A Daubert challenge and eventual hearing, named for the U.S. Supreme Court case Daubert v. Merrill Dow, serves as a gatekeeper for admitting that expert testimony. This case law provides the framework for a party to challenge an expert’s qualifications and the reliability of the opinions. The hearing is an opportunity for opposing counsel to challenge these opinions in front of the presiding judge in an effort either to limit the scope of the opinions or to exclude the expert altogether.
There are many good reasons to have a Daubert hearing – the most obvious of which is the potential for disqualification of key witnesses for the plaintiff. Otherwise, it gives defense counsel a real opportunity to limit an expert to a certain opinion with a specific basis in support thereof.

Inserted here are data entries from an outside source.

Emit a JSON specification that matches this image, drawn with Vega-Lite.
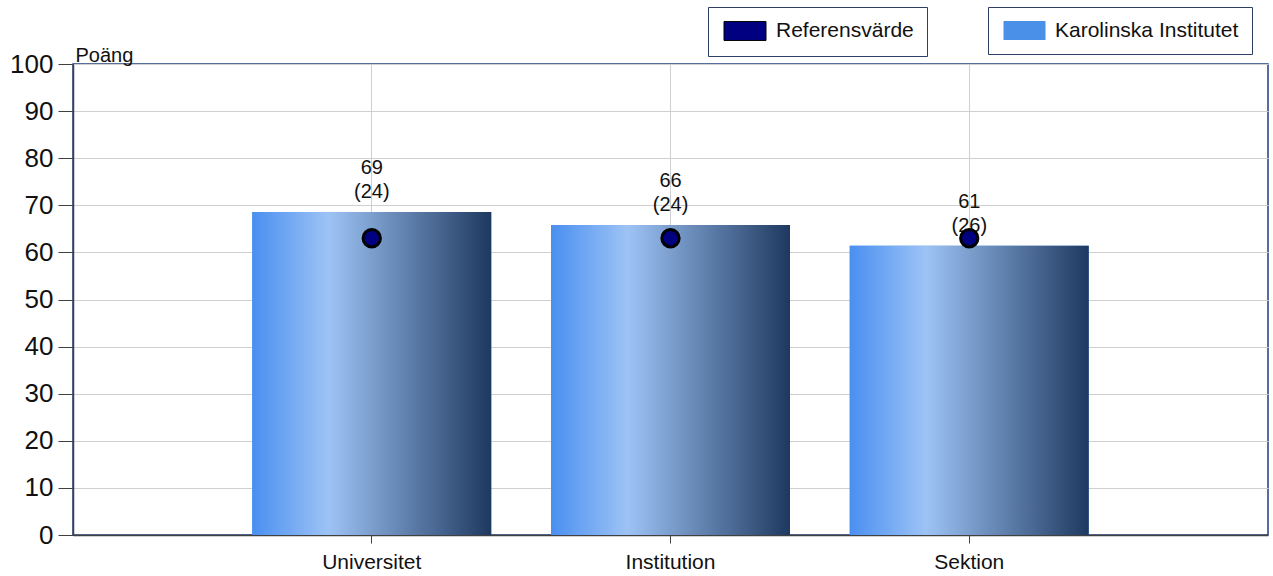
{
  "$schema": "https://vega.github.io/schema/vega-lite/v6.json",
  "width": 1195,
  "height": 471,
  "autosize": {"type": "none"},
  "padding": {"left": 73, "top": 64, "right": 5, "bottom": 41},
  "background": "white",
  "config": {
    "font": "Liberation Sans",
    "view": {"stroke": "#1f3f7a", "strokeWidth": 1.5}
  },
  "data": {
    "values": [
      {"enhet": "Universitet", "value": 68.6, "n": 24, "ref": 63},
      {"enhet": "Institution", "value": 65.8, "n": 24, "ref": 63},
      {"enhet": "Sektion", "value": 61.4, "n": 26, "ref": 63}
    ]
  },
  "transform": [
    {"calculate": "format(datum.value, '.0f') + '\\n(' + datum.n + ')'", "as": "label"}
  ],
  "encoding": {
    "x": {
      "field": "enhet",
      "type": "nominal",
      "sort": null,
      "scale": {"paddingInner": 0.2, "paddingOuter": 0.6},
      "axis": {
        "title": null,
        "labelAngle": 0,
        "bandPosition": 0.5,
        "grid": true,
        "gridColor": "#cfcfcf",
        "gridWidth": 1,
        "domainColor": "#404040",
        "domainWidth": 1.5,
        "tickColor": "#404040",
        "tickSize": 8,
        "labelFontSize": 21,
        "labelColor": "#111111",
        "labelPadding": 8
      }
    }
  },
  "layer": [
    {
      "mark": {"type": "bar"},
      "encoding": {
        "y": {
          "field": "value",
          "type": "quantitative",
          "scale": {"domain": [0, 100], "nice": false},
          "axis": {
            "values": [0, 10, 20, 30, 40, 50, 60, 70, 80, 90, 100],
            "title": "Poäng",
            "titleAngle": 0,
            "titleAlign": "left",
            "titleBaseline": "alphabetic",
            "titleX": 2,
            "titleY": -3,
            "titleFontSize": 20,
            "titleFontWeight": "normal",
            "titleColor": "#111111",
            "grid": true,
            "gridColor": "#cfcfcf",
            "gridWidth": 1,
            "domainColor": "#404040",
            "domainWidth": 1.5,
            "tickColor": "#404040",
            "tickSize": 15,
            "labelFontSize": 26,
            "labelColor": "#111111",
            "labelPadding": 5
          }
        },
        "color": {
          "datum": "Karolinska Institutet",
          "scale": {"range": ["#4a90e8"]},
          "legend": {
            "orient": "none",
            "legendX": 915,
            "legendY": -57,
            "title": null,
            "strokeColor": "#2e3f63",
            "fillColor": "white",
            "padding": 13,
            "symbolType": "M-2,-0.9H2V0.9H-2Z",
            "symbolSize": 441,
            "symbolOffset": 13,
            "symbolStrokeWidth": 0,
            "labelFontSize": 21,
            "labelColor": "#111111",
            "labelOffset": 20,
            "labelLimit": 400
          }
        }
      }
    },
    {
      "mark": {
        "type": "bar",
        "color": {
          "gradient": "linear",
          "x1": 0, "y1": 0, "x2": 1, "y2": 0,
          "stops": [
            {"offset": 0, "color": "#4a8ff0"},
            {"offset": 0.32, "color": "#9dc3f5"},
            {"offset": 1, "color": "#1e3960"}
          ]
        }
      },
      "encoding": {
        "y": {"field": "value", "type": "quantitative"}
      }
    },
    {
      "mark": {
        "type": "text",
        "baseline": "bottom",
        "align": "center",
        "dy": -34,
        "fontSize": 20,
        "lineHeight": 24,
        "lineBreak": "\n",
        "color": "#111111"
      },
      "encoding": {
        "y": {"field": "value", "type": "quantitative"},
        "text": {"field": "label"}
      }
    },
    {
      "mark": {
        "type": "point",
        "filled": true,
        "size": 300,
        "stroke": "black",
        "strokeWidth": 3,
        "opacity": 1
      },
      "encoding": {
        "y": {"field": "ref", "type": "quantitative"},
        "color": {
          "datum": "Referensvärde",
          "scale": {"range": ["#000080"]},
          "legend": {
            "orient": "none",
            "legendX": 635,
            "legendY": -57,
            "title": null,
            "strokeColor": "#2e3f63",
            "fillColor": "white",
            "padding": 13,
            "symbolType": "M-2,-0.9H2V0.9H-2Z",
            "symbolSize": 441,
            "symbolOffset": 13,
            "symbolStrokeColor": "black",
            "symbolStrokeWidth": 1,
            "labelFontSize": 21,
            "labelColor": "#111111",
            "labelOffset": 20,
            "labelLimit": 400
          }
        }
      }
    }
  ],
  "resolve": {"scale": {"color": "independent"}, "legend": {"color": "independent"}}
}
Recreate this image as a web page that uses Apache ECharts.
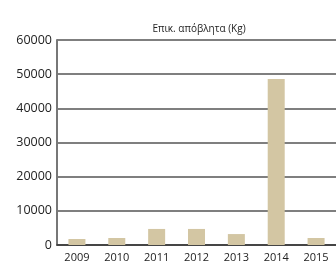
<!DOCTYPE html>
<html>
<head>
<meta charset="utf-8">
<script src="https://cdn.jsdelivr.net/npm/echarts@6/dist/echarts.min.js"></script>
<style>
    html, body { margin: 0; padding: 0; background: #fff; }
    #chart { width: 336px; height: 272px; }
</style>
</head>
<body>
<div id="chart"></div>
<script>
    const years = ['2009', '2010', '2011', '2012', '2013', '2014', '2015'];
    const waste = [1750, 2050, 4700, 4700, 3200, 48600, 2050];
    const yMin = 0;
    const yMax = 60000;
    const yStep = 10000;

    let myChart = echarts.init(document.getElementById('chart'));
    let option = {
        animation: false,
        textStyle: {fontFamily: 'Open Sans'},
        title: {
            text: 'Επικ. απόβλητα (Kg)',
            left: 194,
            top: 19,
            textAlign: 'center',
            textStyle: {fontSize: 10, fontWeight: 'normal', color: '#222'}
        },
        grid: {left: 57, right: -8, top: 40, bottom: 27},
        xAxis: {
            type: 'category',
            data: years,
            axisLine: {lineStyle: {color: '#333', width: 1.5}},
            axisTick: {inside: true, length: 5, lineStyle: {color: '#333'}},
            axisLabel: {fontSize: 11, color: '#222', margin: 7}
        },
        yAxis: {
            type: 'value',
            min: yMin,
            max: yMax,
            interval: yStep,
            axisLine: {show: true, lineStyle: {color: '#777', width: 2}},
            axisTick: {show: false},
            axisLabel: {fontSize: 12.5, color: '#222', margin: 5, formatter: v => String(v)},
            splitLine: {lineStyle: {color: '#555', width: 1.5}}
        },
        series: [{
            type: 'bar',
            data: waste,
            barWidth: 17,
            itemStyle: {color: '#d3c6a3'}
        }]
    };
    myChart.setOption(option);
</script>
</body>
</html>
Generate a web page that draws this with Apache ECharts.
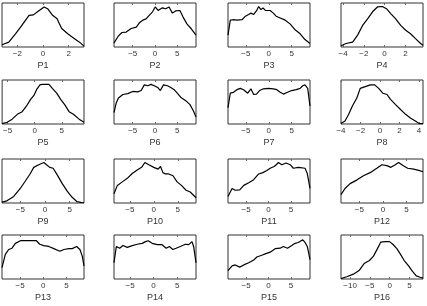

It also provides counsel the opportunity to preview an expert’s trial presentation and to explore any new elements in an expert’s theory that may arise from the cross-examination.
On the other side of the coin, might it be better to save the attacks on the expert witness for trial? A Daubert hearing is not just a chance to poke holes in the expertise and methods underpinning an expert’s opinion, it can also be an opportunity for the plaintiff to take a practice run at your cross-examination. If unsuccessful, the limited scope of the hearing is an excellent chance to telegraph your most hard-hitting lines of questioning, leaving opposing counsel weeks or even months to prepare for the real thing. A well-crafted cross-examination could go from wonderfully effective to woefully ineffective with this extra time to prepare.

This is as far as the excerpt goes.